Instructions to follow -
Examine each line of the data. Copy those that contain the string "this".
** START OF Dataset rows **
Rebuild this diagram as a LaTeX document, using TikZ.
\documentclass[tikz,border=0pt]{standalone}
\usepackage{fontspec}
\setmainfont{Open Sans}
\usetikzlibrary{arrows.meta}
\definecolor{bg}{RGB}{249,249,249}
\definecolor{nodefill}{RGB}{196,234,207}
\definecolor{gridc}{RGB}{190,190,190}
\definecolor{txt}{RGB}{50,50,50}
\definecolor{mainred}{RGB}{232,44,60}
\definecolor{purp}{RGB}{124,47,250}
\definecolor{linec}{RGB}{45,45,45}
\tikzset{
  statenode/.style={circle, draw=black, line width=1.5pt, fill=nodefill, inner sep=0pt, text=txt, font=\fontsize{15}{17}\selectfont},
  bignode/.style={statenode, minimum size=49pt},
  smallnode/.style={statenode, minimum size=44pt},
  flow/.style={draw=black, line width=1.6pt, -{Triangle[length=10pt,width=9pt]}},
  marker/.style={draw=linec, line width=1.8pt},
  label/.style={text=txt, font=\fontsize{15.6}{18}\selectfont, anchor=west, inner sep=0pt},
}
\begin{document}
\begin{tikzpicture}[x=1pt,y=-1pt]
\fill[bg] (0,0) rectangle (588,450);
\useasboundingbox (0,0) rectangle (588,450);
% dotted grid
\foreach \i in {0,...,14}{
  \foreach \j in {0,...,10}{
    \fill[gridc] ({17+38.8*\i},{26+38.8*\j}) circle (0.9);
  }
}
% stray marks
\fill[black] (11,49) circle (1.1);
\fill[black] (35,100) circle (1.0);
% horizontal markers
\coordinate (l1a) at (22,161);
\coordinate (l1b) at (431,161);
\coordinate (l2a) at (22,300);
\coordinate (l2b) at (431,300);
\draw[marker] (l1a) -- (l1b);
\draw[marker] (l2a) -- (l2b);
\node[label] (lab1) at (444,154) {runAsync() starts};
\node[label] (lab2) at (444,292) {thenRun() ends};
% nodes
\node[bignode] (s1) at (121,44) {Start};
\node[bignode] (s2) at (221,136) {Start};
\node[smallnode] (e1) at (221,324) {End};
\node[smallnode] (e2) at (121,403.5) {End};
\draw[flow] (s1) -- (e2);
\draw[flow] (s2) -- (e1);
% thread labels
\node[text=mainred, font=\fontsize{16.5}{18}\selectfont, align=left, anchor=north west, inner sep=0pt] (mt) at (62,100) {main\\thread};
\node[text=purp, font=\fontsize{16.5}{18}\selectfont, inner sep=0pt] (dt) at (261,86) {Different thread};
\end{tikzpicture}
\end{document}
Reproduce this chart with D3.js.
** END OF Dataset rows **
** START OF Dataset rows **
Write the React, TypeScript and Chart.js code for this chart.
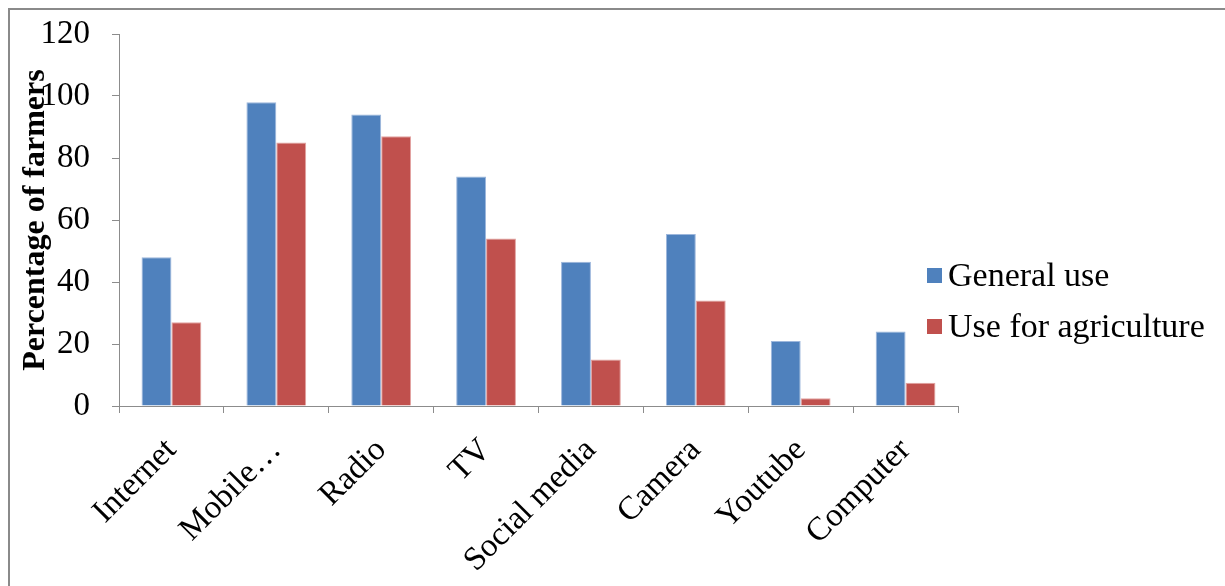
** END OF Dataset rows **
Written response -
Rebuild this diagram as a LaTeX document, using TikZ.
Reproduce this chart with D3.js.
Write the React, TypeScript and Chart.js code for this chart.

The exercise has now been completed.